Today, there are more temporary workers than ever, but human resource teams are failing to manage them effectively. The result? Critical HR functions like tax management, departmental strategy, and culture cultivation are suffering.

Haste Makes Waste



When HR teams are strapped for time by 24/7 contingent worker recruitment and management, they can make costly tax and benefits missteps.

Take the IRS Form I-9, which certifies employment eligibility. If an employer fails to correctly complete and file the I-9 and it turns out they’re employing workers who are ineligible for U.S. employment, fines start at $539 and go up to $21,563 — per employee. Ouch!

Then there’s the misclassification mistake. HR leaders new to managing contingent workers often accidentally mislabel workers as independent contractors. Cautionary tales abound, but high-profile cases of companies mishandling employment classifications include FedEx, Uber, and Lyft. These companies were forced to pay multimillion-dollar settlements to cover employment taxes, fees, and interest charges. FedEx’s classification error, for instance, cost it a whopping $228 million.

Manage Without Damage

With all the pitfalls associated with contingent worker management, what’s an HR team to do? Well, when HR leaders outsource onboarding and administration to reputable payrolling providers, they’re free to focus their time in three essential areas:

1. Look at the bigger picture

Just because your contingent workforce is on-demand does not mean that your workforce management strategy should be. According to Deloitte, even though employers’ use of temporary workers is on the rise, most companies aren’t effectively managing them. Ad hoc management, inadequate analysis of worker time, and outdated technology opens companies to serious financial and public relations risks.

So rather than spending your time in the trenches managing contingent employees, take a step back. Devise a plan for when temporary workers will be hired, who’ll recruit and vet them, and how they’ll be compensated.

2. Don’t tax yourself

Most taxes truly are as unavoidable as death, but there is one tax entirely within your control: unemployment tax.

Although unemployment claims fell to a 12-week low in February, they rebounded during the week ending March 4 to a seasonally adjusted 243,000 nationwide. Although they vary by state, unemployment benefits can cost employers up to $742 per week for 30 weeks per employee.

Fortunately, employers can mitigate that tax liability through an employer of record, which hires and manages temporary workers assigned to your company. If you were to hire those same employees directly and they subsequently filed for unemployment, your company’s unemployment rates would shoot skyward.

3. Take a cultured approach

If your contingent workforce is a well-oiled machine but your company culture is a rusted-out jalopy, then your focus is in the wrong place.

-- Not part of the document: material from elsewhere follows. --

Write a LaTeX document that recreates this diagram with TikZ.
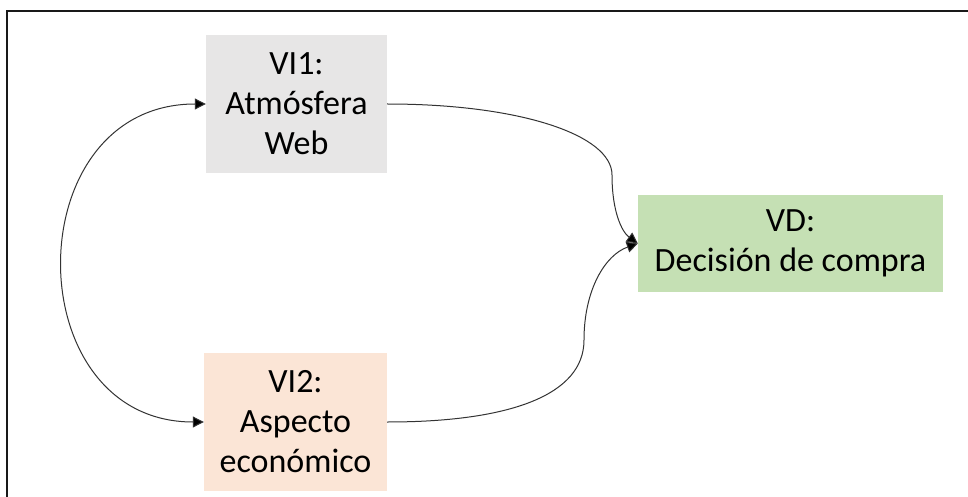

Improving company culture may be the most important contribution HR managers can make to the company bottom line. Although 87% of employees worldwide are not engaged at work, those companies that do have engaged workforces outperform their peers by 147% in earnings per share. In other words, it pays to create a culture of engagement.

Engagement improvements can come from many sources, so you’ll need to experiment until you find what works. It may be a matter of stress management, a killer employee incentive program, or even LED light displays.

In the on-demand world, it’s easy to get caught up in the constant ingress and egress of temporary workers. But HR leaders looking to make real improvements — and avoid costly mistakes — need to look beyond the right-here-right-now demands of a contingent workforce. The help may be temporary, but when managed with the big picture in mind, the bottom-line impact is certainly not.